Рядом с игрой масок невольно поддаешься их настроению, начинаешь увлекаться и сходить на юмор, но здесь опять все те же напоминания, теперь уже Цецилии Львовны: «Серьезнее, серьезнее… Юмор — это привилегия масок, а герои ведут свою партию серьезно». И я продолжал с еще большей страстью и серьезностью взывать к бессердечной Турандот.
И действительно, «серьезность через край» переходит в смешное. Этого и добивался от меня Р. Н. Симонов. И уж воочию убедился в этом на первом же спектакле на зрителе. Чем горше текли по моему лицу слезы, чем сильнее были рыдания, тем оживленнее была реакция зала, тем сильнее он взрывался хохотом. Прием, так сказать, от обратного. Вот точный вахтанговский прием в этом спектакле.
В сцене, когда Калаф поднимает карточку принцессы, он смотрит на ее изображение с восторгом, нежностью, любовью и на полном серьезе произносит текст:
Не может быть, Чтоб этот дивный небесный лик, Лучистый кроткий взор и нежные черты Принадлежали бы чудовищу, без сердца, без души… Небесный лик, зовущие уста, Глаза, как у самой любви богини…Но после того как я все это проговаривал, разворачивал портрет принцессы в зал, и зрители видели вместо «небесного лика», «лучистого кроткого взора» принцессы какой-то нелепый рисунок, как изображают мам и пап дети, только начинающие рисовать. Это, глядя на такой рисунок, я только что произносил нежные, восторженные слова признания в своих чувствах к принцессе. Вот такой прием был заложен в основе спектакля — полная серьезность Калафа в своих признаниях нелепому портрету Турандот. Это сочетание серьезности и иронии, настоящих переживаний и условности и давало необходимый настрой спектаклю, вскрывало точный прием, на котором он был построен.
Точно такой же прием использовал и в ночной сцене с Адельмой, когда Калаф узнает о том, что его предала принцесса. В этот момент в руке у него оказывается туфля, которую он не успел надеть. И в отчаянии Калаф бьет себя в грудь этой туфлей, на полном серьезе, трагическим голосом произносит:
Прости, о жизнь! Бороться невозможно с неумолимою судьбой. Твой взгляд, жестокая, моей упьется кровью. Жизнь, улетай, от смерти не уйти…Опять тот же прием. Полная серьезность, трагичность в голосе и нелепый жест: Калаф бьет себя в грудь туфлей. При этом чем серьезнее я это делал, тем ярче вскрывался прием. Не я, не мое отношение к изображаемым на сцене событиям снимало серьез и придавало ироническое звучание спектаклю, а тот самый рисунок на листе бумаги, который видели зрители после моего признания, та туфля, которой я бил себя в грудь. Наша же игра — Калафа, Турандот, Адельмы — должна была строиться на искренних чувствах, на настоящих слезах.

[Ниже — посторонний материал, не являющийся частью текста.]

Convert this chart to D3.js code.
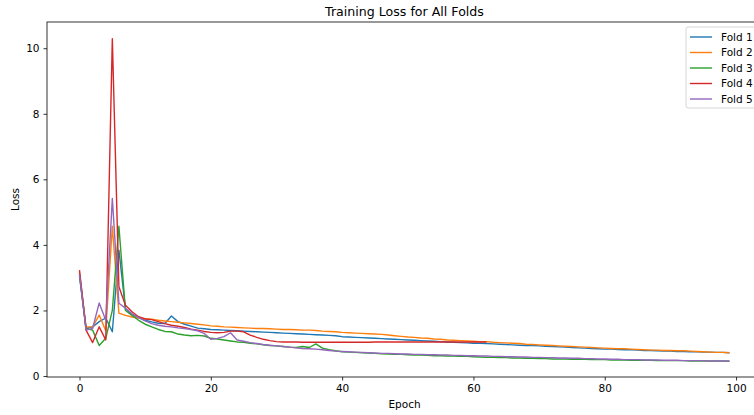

Однажды, уже во время одного из спектаклей, произошел случай, который окончательно меня убедил в том, насколько все же точен прием, насколько он безошибочно срабатывает даже в непредвиденных и не предусмотренных создателями спектакля обстоятельствах.
Случилось так, что на одном из представлений у актера, который выносит портрет принцессы, этого портрета не оказалось. Я видел, как он сунул руку под жилет, чтобы достать его оттуда, и как затем весь побелел. Образовалась маленькая пауза, но, к счастью, он скоро нашелся, сделал так, будто портрет у него есть. Началась игра с предполагаемым предметом. Он его как будто достал и положил на пол. Мне ничего не оставалось, как только принять его условия игры. Я сделал вид, будто вижу портрет, поднимаю его и, глядя на него (на собственную ладонь), произношу уже знакомые нам слова удивления красотой Турандот. Затем поворачиваю ладонь в зал, показываю ее зрителям, а, к моему удивлению, зал отреагировал точно так же, как если бы у меня на ладони был тот нарисованный портрет. Этот случай как нельзя лучше показал, что любую условность зритель воспримет правильно, если театром точно заявлен прием, если ему понятны условия игры. У нас даже после этого случая возникла идея и последующие спектакли играть так, «с ладонью», а не портретом. Но все же решили не отказываться от картинки, она воспринималась зрителями живее, нагляднее.